Viewpoints

How’s Your Sports History?

John Marshall Carter | Feb 1, 1988

Sports are for scholars. Just recently, the Chronicle of Higher Education (October 7, 1987) carried a story on Yale University’s new interim athletic director. It seems that Yale has appointed a classical scholar, Professor Donald Kagan, to the position. Could this be even additional evidence that the twain—sports and academics—may finally be meeting?

There is further evidence that sports are becoming the research ground for scholars—sports historians. With the steadily increasing influence of sports finally reaching almost all of society, sports are now being taken seriously by historians (and scholars in other disciplines) all over the world. Since the late 1960s, interest in the history of sports has grown geometrically. Before the 1960s, there were scattered instances of sports scholars in various countries. Joseph Strutt in eighteenth-century England; Johan Huizinga and Carl Diem in the first half of this century; and others.

However, since the late 1960s, the scholarly study of sports has mushroomed into an international network of scholars and organizations. Journals have appeared almost overnight to publish the latest research on the subjects of ancient, medieval, and modern sports. Historians, physical educators, literary scholars, anthropologists, sociologists, and others have applied the approaches of their disciplines to a better understanding of sports in societies.
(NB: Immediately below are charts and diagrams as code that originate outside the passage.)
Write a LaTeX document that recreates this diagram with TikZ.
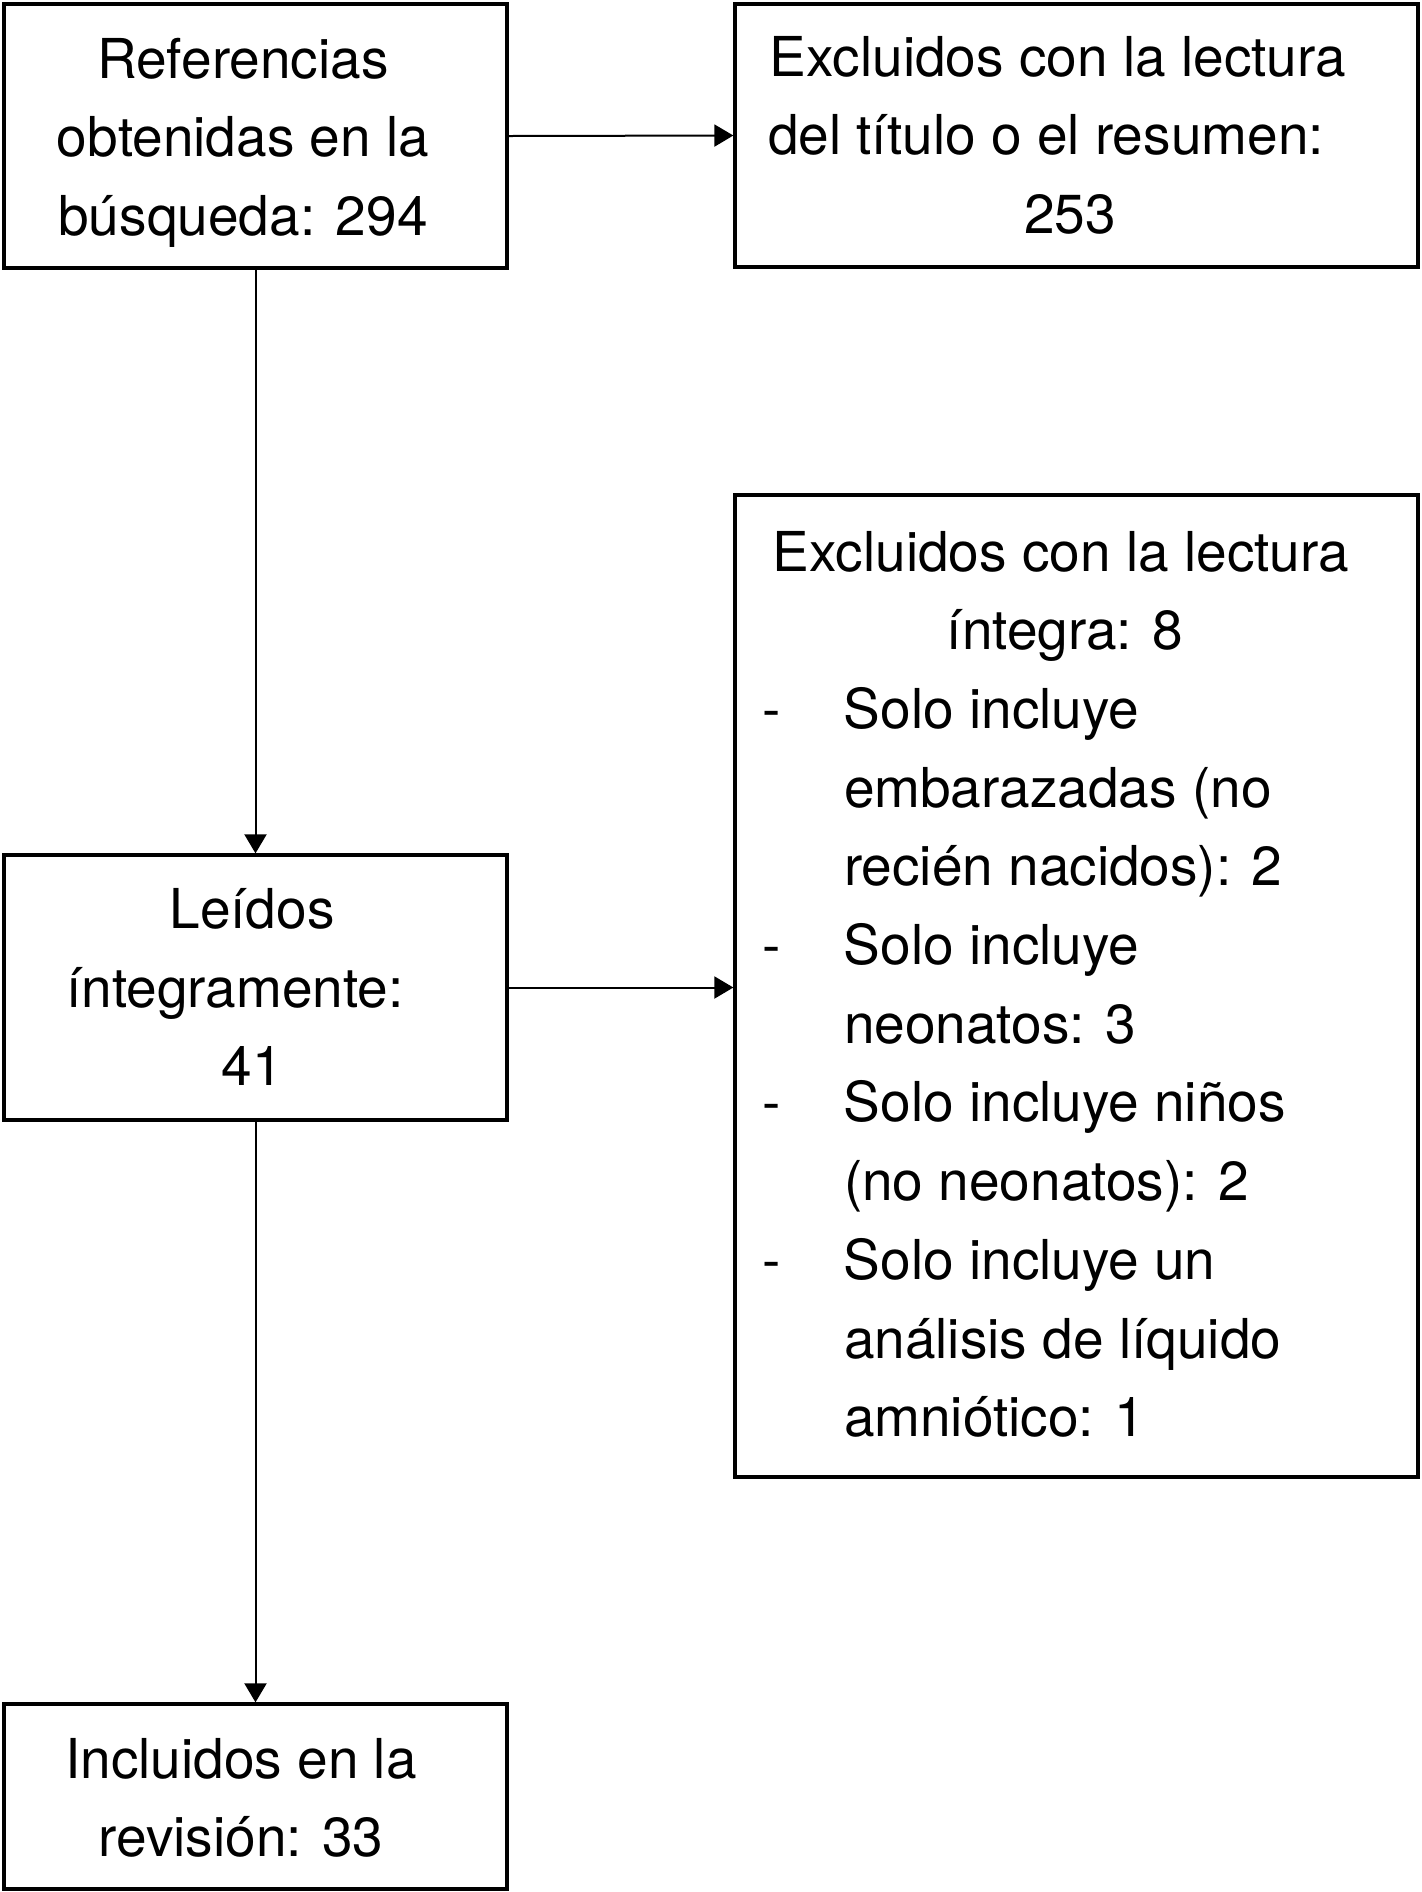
\documentclass[tikz,border=0pt]{standalone}
\usepackage{fontspec}
\setmainfont{TeX Gyre Heros}
\usetikzlibrary{arrows.meta,fit}
\begin{document}
\begin{tikzpicture}[x=0.5pt,y=-0.5pt,
  box/.style={draw, line width=1.65pt, inner sep=0pt, rectangle},
  txt/.style={inner sep=0pt, font=\fontsize{27.5pt}{39.35pt}\selectfont},
  conn/.style={draw, line width=1pt, -{Triangle[length=9.5pt,width=11pt]}}]
\useasboundingbox (0,0) rectangle (1422,1892);
% boxes
\node[box, fit={(4,4) (507,268)}] (b1) {};
\node[box, fit={(735,4) (1418,267)}] (b2) {};
\node[box, fit={(4,855) (507,1120)}] (b3) {};
\node[box, fit={(735,495) (1418,1477)}] (b4) {};
\node[box, fit={(4,1704) (507,1889)}] (b5) {};
% texts
\node[txt, anchor=base] (t1) at (243,78) {\parbox[t]{240pt}{\centering Referencias\\obtenidas en la\\búsqueda: 294}};
\node[txt, anchor=base] (t2) at (1058,76) {\parbox[t]{330pt}{\centering Excluidos con la lectura\\del título o el resumen:\kern12pt\\\hspace*{12pt}253}};
\node[txt, anchor=base] (t3) at (252,928.5) {\parbox[t]{240pt}{\centering Leídos\\íntegramente:\kern17pt\\41}};
\node[txt, anchor=base] (t4) at (1061,571) {\parbox[t]{330pt}{\centering Excluidos con la lectura\\\hspace*{4pt}íntegra: 8}};
\node[txt, anchor=base west] (t4l) at (761.6,728.4) {\parbox[t]{320pt}{\raggedright
\makebox[41pt][l]{-}Solo incluye\\
\hspace*{41pt}embarazadas (no\\
\hspace*{41pt}recién nacidos): 2\\
\makebox[41pt][l]{-}Solo incluye\\
\hspace*{41pt}neonatos: 3\\
\makebox[41pt][l]{-}Solo incluye niños\\
\hspace*{41pt}(no neonatos): 2\\
\makebox[41pt][l]{-}Solo incluye un\\
\hspace*{41pt}análisis de líquido\\
\hspace*{41pt}amniótico: 1}};
\node[txt, anchor=base] (t5) at (241,1778) {\parbox[t]{240pt}{\centering Incluidos en la\\revisión: 33}};
% connectors
\draw[conn] (b1.east) -- (b2.west);
\draw[conn] (b1.south) -- (b3.north);
\draw[conn] (b3.east) -- (b3.east -| b4.west);
\draw[conn] (b3.south) -- (b5.north);
\end{tikzpicture}
\end{document}
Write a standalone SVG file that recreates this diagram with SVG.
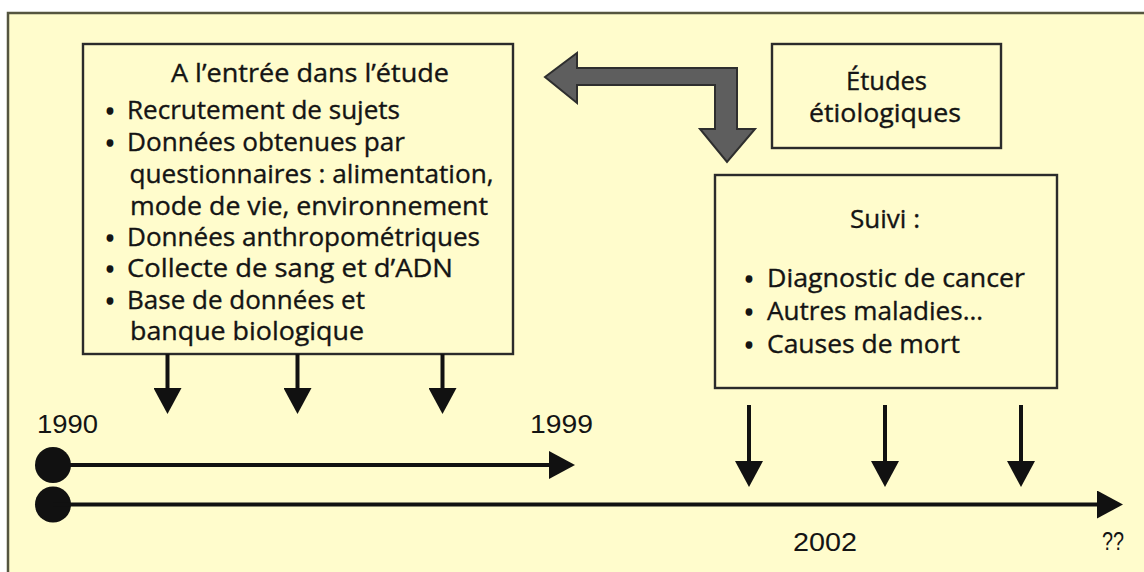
<svg xmlns="http://www.w3.org/2000/svg" width="1144" height="572" viewBox="0 0 1144 572">
<style>
  .bg{fill:#ffffff}
  .frame{fill:#fffccc;stroke:#55553f;stroke-width:2.5}
  .box{fill:#fffccc;stroke:#2b2b2b;stroke-width:2.4}
  .t{font-family:"Open Sans","Liberation Sans",sans-serif;font-size:25px;fill:#141414;stroke:#141414;stroke-width:0.35}
  .b{font-family:"Open Sans","Liberation Sans",sans-serif;font-size:25px;fill:#141414;stroke:#141414;stroke-width:1.6;text-anchor:middle}
  .yr{font-family:"Liberation Sans","DejaVu Sans",sans-serif;font-size:25px;fill:#141414}
  .ln{stroke:#111;stroke-width:4;fill:none}
  .big{fill:#5e5e5e;stroke:#2e2e2e;stroke-width:2;stroke-linejoin:miter}
  .dot{fill:#111}
</style>
<defs>
  <marker id="head" markerUnits="userSpaceOnUse" markerWidth="26" markerHeight="28" viewBox="0 0 26 28" refX="0" refY="14" orient="auto">
    <path d="M0,0 L26,14 L0,28 Z" fill="#111"/>
  </marker>
</defs>
<rect class="bg" x="0" y="0" width="1144" height="572"/>
<rect class="frame" x="8" y="13" width="1150" height="580"/>

<g id="node-entree">
  <rect class="box" x="83" y="44" width="430" height="310"/>
  <text class="t" x="171" y="82" textLength="278" lengthAdjust="spacingAndGlyphs">A l’entrée dans l’étude</text>
  <text class="b" x="110" y="120">•</text>
  <text class="t" x="127" y="119" textLength="273" lengthAdjust="spacingAndGlyphs">Recrutement de sujets</text>
  <text class="b" x="110" y="152">•</text>
  <text class="t" x="127" y="151" textLength="278" lengthAdjust="spacingAndGlyphs">Données obtenues par</text>
  <text class="t" x="129.5" y="183" textLength="364" lengthAdjust="spacingAndGlyphs">questionnaires : alimentation,</text>
  <text class="t" x="130" y="215" textLength="358" lengthAdjust="spacingAndGlyphs">mode de vie, environnement</text>
  <text class="b" x="110" y="247">•</text>
  <text class="t" x="127" y="246" textLength="353" lengthAdjust="spacingAndGlyphs">Données anthropométriques</text>
  <text class="b" x="110" y="278">•</text>
  <text class="t" x="127" y="277" textLength="326" lengthAdjust="spacingAndGlyphs">Collecte de sang et d’ADN</text>
  <text class="b" x="110" y="310">•</text>
  <text class="t" x="127" y="309" textLength="238" lengthAdjust="spacingAndGlyphs">Base de données et</text>
  <text class="t" x="130" y="340" textLength="234" lengthAdjust="spacingAndGlyphs">banque biologique</text>
</g>

<g id="node-etudes">
  <rect class="box" x="772" y="44" width="229" height="104"/>
  <text class="t" x="846" y="90" textLength="81" lengthAdjust="spacingAndGlyphs">Études</text>
  <text class="t" x="809" y="122" textLength="152" lengthAdjust="spacingAndGlyphs">étiologiques</text>
</g>

<g id="node-suivi">
  <rect class="box" x="715" y="175" width="342" height="213"/>
  <text class="t" x="850" y="228" textLength="70" lengthAdjust="spacingAndGlyphs">Suivi :</text>
  <text class="b" x="749" y="288">•</text>
  <text class="t" x="767" y="287" textLength="258" lengthAdjust="spacingAndGlyphs">Diagnostic de cancer</text>
  <text class="b" x="749" y="321">•</text>
  <text class="t" x="767" y="320" textLength="216" lengthAdjust="spacingAndGlyphs">Autres maladies…</text>
  <text class="b" x="749" y="354">•</text>
  <text class="t" x="767" y="353" textLength="193" lengthAdjust="spacingAndGlyphs">Causes de mort</text>
</g>

<g id="timeline-labels">
  <text class="yr" x="37" y="433" textLength="61" lengthAdjust="spacingAndGlyphs">1990</text>
  <text class="yr" x="530" y="433" textLength="63" lengthAdjust="spacingAndGlyphs">1999</text>
  <text class="yr" x="793" y="551" textLength="64" lengthAdjust="spacingAndGlyphs">2002</text>
  <text class="yr" x="1102" y="550" textLength="22" lengthAdjust="spacingAndGlyphs">??</text>
</g>

<g id="connectors">
  <path class="big" d="M545,77 L577,53 L577,68 L737,68 L737,129 L755,129 L727,162 L700,129 L715,129 L715,85 L577,85 L577,103 Z"/>
  <line class="ln" x1="167.5" y1="354" x2="167.5" y2="388" marker-end="url(#head)"/>
  <line class="ln" x1="297.5" y1="354" x2="297.5" y2="388" marker-end="url(#head)"/>
  <line class="ln" x1="442.5" y1="354" x2="442.5" y2="388" marker-end="url(#head)"/>
  <line class="ln" x1="749" y1="405" x2="749" y2="461" marker-end="url(#head)"/>
  <line class="ln" x1="885" y1="405" x2="885" y2="461" marker-end="url(#head)"/>
  <line class="ln" x1="1021" y1="405" x2="1021" y2="461" marker-end="url(#head)"/>
  <circle class="dot" cx="53" cy="465" r="18"/>
  <circle class="dot" cx="53" cy="504.5" r="18"/>
  <line class="ln" x1="53" y1="465" x2="549" y2="465" marker-end="url(#head)"/>
  <line class="ln" x1="53" y1="504.5" x2="1097" y2="504.5" marker-end="url(#head)"/>
</g>
</svg>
Is the study of sports just a passing fancy, and will it go the way of several other scholarly fads? If journals devoted to the publication of the latest information, a growing number of scholars interested in the subject, and international organizations spearheading an interest in sports studies are evidence, then it appears that sports history (and other sports studies) will be around for a long time. Several journals of sport have been published in the past two decades. The Journal of Sports History, published by the North American Society for Sports History, has carried some of the most seminal articles of this developing subdiscipline of social history. The Canadian Journal of History of Sport, the British Journal of Sports History, Stadion (West Germany), and Sporting Traditions (Australia) have also been pioneers in the field of sports studies. Arete, published by the Sports Literature Association, has featured articles that focus on sports literature.

The past two decades have also witnessed the founding and flourishing of national and international organizations devoted to sports studies. Among these are the North American Society for Sports History, the British Society for Sports History, and the International Association for the History of Physical Education and Sport. With annual or biennial meetings, these organizations have brought together sports scholars fr6m Tacoma to Tokyo to present their findings.

The latest edition of the North American Society for Sports History’s directory lists sports historians from over forty of the United States and from nine foreign countries. The list includes professors from universities and colleges and those outside of academia who are affiliated with sports history. A majority of the scholars listed in the directory reported that they teach one or more classes on sports history. For example, Professor Richard C. Crepeau of the University of Central Florida’s history department related that he teaches a course in the History of Sport in America. Professor Arnd Krueger of the Institut für Sportwissenschaften at the University of Goettingen (West Germany) reported that he teaches courses entitled Sport and Politics and Modern European Sports History. Professor Thomas B. Littlewood, head of the Journalism Department at the University of Illinois at Urbana-Champaign, teaches a course entitled The Evolution of Sports Journalism. Dong-Soub Oh, professor in the department of physical education at Kyung-Buk National University in Seoul, Korea teaches both courses in the history of Korean sports and physical education as well as a course in physical education and sports in the ancient world. Wolfgang Decker of the Institut für Sportgeschichte at the University of Cologne reported that he teaches a course in Sport in Pharaonic Egypt as well as courses in Greek and Roman sports.

The present writer teaches a course entitled “A History of Sports in Western Society” that regularly attracts sixty students per semester (and there are two other sections taught by other colleagues in the department). If each scholar who teaches a course in sports history throughout the world consistently gets approximately fifty to sixty students each semester, then sports history’s time has surely come.


John Marshall Carter is with the history department at East Carolina University.